The company’s last dividend increase was in September 2012 when the Board of Directors approved a 17.50% increase in the quarterly distribution to 33.50 cents /share. The company’s peer group includes McDonald’s (MCD), Burger King (BKW) and Domino’s Pizza (DPZ).
Over the past decade this dividend growth stock has delivered an annualized total return of 21.10% to its shareholders.
The company has managed to deliver a 12.60% average increase in annual EPS since 2002. Analysts expect YUM! Brands to earn $3.27 per share in 2012 and $3.67 per share in 2013. In comparison, the company earned $2.74/share in 2011. Over the next five years, analysts expect EPS to rise by 14.27%/annum.
The company’s long-term earnings will be driven by its international segment, where it expects to open new restaurants. The company owned over 14,500 restaurants internationally and 4,500 in China. In total, Yum! Brands had approximately 37,000 restaurants. Chinese units are expected to generate 5% in annual same-store sales growth. Yum! expects to keep increasing the number of restaurants in the double digits in order to capitalize on the growth in emerging middle class there. Rising incomes are making Yum!’s brands even more affordable for an increasing number of people. In fact, the consuming class is expected to double over the next 10 years, going from 300 million to at least 600 million people, as significant urbanization continues.
With this tailwind, Yum! Brand’s new-unit development pace should continue at a high rate, and same store sales should continue to grow. India could be another major source of growth as well. The company believes that its new unit progress with KFC in India is very similar to what they saw in China during its first 10 years. Currently, Yum! owns approximately 450 units in India, and plans to add 150 units in 2013. Overall, the company expects to increase international units by 3%-4%/year, with same store sales exceeding 2%.
Although the US units have not been as hot as the international segment, they have a lot of room for growth also.
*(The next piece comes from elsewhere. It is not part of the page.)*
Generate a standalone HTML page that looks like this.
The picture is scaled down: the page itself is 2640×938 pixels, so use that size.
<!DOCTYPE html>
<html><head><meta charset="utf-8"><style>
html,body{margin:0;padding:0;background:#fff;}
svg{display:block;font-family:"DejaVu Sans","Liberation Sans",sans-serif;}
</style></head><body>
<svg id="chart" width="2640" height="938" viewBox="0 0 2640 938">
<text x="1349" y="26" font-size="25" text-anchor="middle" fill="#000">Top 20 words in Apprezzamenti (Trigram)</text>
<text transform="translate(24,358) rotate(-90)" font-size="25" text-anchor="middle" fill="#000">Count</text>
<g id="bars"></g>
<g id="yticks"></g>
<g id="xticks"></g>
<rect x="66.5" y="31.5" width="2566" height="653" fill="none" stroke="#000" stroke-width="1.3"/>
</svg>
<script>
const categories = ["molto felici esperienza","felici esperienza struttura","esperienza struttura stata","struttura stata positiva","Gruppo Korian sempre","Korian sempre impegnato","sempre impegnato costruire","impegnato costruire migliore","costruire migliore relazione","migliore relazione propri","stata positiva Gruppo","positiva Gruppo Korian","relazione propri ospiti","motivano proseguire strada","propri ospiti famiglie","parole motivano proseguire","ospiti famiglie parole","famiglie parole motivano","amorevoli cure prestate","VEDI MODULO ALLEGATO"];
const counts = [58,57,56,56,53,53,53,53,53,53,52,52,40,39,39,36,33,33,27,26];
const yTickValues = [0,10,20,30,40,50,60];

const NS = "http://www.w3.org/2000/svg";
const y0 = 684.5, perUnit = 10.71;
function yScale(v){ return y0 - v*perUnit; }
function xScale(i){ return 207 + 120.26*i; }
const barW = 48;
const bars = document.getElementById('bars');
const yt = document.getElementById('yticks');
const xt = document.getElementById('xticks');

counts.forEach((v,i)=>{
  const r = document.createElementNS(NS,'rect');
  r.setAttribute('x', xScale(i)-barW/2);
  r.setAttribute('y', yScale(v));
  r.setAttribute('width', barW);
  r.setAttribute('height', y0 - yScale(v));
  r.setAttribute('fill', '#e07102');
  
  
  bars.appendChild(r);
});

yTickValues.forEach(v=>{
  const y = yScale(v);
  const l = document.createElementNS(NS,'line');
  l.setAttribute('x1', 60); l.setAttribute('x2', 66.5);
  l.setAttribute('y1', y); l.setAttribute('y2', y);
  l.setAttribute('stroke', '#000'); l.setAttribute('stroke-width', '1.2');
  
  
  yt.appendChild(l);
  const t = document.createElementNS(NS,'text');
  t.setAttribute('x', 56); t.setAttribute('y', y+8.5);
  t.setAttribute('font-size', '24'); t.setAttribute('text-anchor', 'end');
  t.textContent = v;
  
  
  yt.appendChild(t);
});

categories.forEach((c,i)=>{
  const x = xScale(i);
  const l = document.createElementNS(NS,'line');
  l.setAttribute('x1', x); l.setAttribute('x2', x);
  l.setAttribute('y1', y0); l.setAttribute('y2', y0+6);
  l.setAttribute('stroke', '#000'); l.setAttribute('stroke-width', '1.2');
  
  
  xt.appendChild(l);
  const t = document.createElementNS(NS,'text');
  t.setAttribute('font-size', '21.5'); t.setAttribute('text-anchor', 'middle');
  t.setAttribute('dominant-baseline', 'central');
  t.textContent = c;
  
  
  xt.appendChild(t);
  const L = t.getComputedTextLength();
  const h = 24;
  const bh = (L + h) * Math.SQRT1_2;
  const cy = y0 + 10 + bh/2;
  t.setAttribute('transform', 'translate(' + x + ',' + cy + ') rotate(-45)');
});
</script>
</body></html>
The company is just getting started with introducing breakfast menu items, and also increasing hours of operations. The number of units has declined from 18,500 in 2007 to 18,000 by 2011.
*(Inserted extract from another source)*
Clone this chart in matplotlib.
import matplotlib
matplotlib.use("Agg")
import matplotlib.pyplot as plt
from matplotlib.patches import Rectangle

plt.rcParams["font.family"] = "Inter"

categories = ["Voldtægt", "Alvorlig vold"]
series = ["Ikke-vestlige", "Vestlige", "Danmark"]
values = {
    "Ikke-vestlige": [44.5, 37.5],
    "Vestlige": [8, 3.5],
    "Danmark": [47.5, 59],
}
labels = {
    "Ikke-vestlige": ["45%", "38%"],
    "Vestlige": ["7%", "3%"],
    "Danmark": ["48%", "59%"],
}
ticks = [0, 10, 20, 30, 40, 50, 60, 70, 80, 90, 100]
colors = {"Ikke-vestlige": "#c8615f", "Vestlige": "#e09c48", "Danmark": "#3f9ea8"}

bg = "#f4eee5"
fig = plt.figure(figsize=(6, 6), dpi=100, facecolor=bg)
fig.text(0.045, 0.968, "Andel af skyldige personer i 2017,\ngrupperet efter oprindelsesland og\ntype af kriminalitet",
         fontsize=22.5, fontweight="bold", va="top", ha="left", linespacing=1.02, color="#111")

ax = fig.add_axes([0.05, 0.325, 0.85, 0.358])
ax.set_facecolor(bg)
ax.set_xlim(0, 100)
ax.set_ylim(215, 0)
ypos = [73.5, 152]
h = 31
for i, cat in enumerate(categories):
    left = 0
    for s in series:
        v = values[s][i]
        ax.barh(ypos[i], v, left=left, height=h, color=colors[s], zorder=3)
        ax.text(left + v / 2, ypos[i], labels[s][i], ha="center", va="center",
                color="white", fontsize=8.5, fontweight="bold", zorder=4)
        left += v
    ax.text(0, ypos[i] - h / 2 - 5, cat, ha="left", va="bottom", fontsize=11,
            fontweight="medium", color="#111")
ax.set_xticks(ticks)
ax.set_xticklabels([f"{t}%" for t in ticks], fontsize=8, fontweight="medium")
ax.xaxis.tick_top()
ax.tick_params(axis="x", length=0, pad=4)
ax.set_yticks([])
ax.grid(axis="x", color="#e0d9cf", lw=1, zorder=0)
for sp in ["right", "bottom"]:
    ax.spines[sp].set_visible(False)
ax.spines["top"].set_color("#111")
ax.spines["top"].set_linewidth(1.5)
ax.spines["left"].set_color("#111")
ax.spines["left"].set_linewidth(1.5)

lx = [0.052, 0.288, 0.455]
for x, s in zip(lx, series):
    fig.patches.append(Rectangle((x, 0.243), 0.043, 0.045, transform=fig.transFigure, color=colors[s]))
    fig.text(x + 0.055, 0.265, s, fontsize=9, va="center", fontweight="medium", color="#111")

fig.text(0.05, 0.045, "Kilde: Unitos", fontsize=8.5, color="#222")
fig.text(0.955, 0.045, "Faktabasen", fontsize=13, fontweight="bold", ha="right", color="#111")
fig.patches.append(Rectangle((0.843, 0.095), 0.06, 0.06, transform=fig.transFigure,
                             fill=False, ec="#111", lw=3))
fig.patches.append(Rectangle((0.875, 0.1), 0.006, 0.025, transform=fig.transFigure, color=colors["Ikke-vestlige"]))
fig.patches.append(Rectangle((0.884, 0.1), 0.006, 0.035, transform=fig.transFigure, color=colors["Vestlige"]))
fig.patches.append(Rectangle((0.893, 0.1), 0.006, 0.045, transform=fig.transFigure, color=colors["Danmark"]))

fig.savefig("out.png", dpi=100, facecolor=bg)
While the recent reports have not been overly optimistic, I believe that the best acquisitions are made when there is blood on the streets. The third quarter report showed sharply lower sales in the company's China stores for last 2 weeks of 2012 due to the poultry supply situation. This is not an issue that affects just Yum! however, although the media has found it easier to focus on a single target. The company now expects slight decrease in EPS in 2013, although long-term prospects are still bullish. The company is in the process of performing a comprehensive view of Chinese operations, in order to strengthen supply chain, ensure better quality assurance and implement the Shanghai FDA report recommendations. Restoring consumer confidence would probably take time, and there might be a few more earnings dissapointments over the next few quarters, before the tide turns back up
The company generates a very high return on equity, which never fell below 50%. I generally want to see at least a stable return on equity over time.
Ever since Yum! Brands started paying dividends in 2004, it has managed to increase them at a fast clip. The quarterly dividend has increased from 5 cents/share in 2004 to 33.50 cents/share by 2012. Over the past five years, dividends have growth by 17.80%/annum, which is faster than earnings growth.
The dividend payout ratio increased from 0% in 2002 to 40% in 2012. This is a direct result of Yum!’s initiation of a dividend policy, and raising distributions at a faster rate than earnings. Future dividend growth would likely be closer to the growth rate in earnings per share. A lower payout is always a plus, since it leaves room for consistent dividend growth minimizing the impact of short-term fluctuations in earnings.
Currently YUM! Brands is trading at 18.30 times earnings, yields 2.20% and has a sustainable distribution. The stock is a little richly valued for my taste, and I would probably try to buy some on dips below $54/share. Of course, if the stock price is flat in 2013, but dividends increase to 40 cents/share, my entry price would increase to $64 /share. It is important to remain disciplined, and only invest in the best companies at the best prices. The issues with Chinese poultry supply would most probably present investors with an attractive opportunity to acquire a great long-term holding at depressed valuations.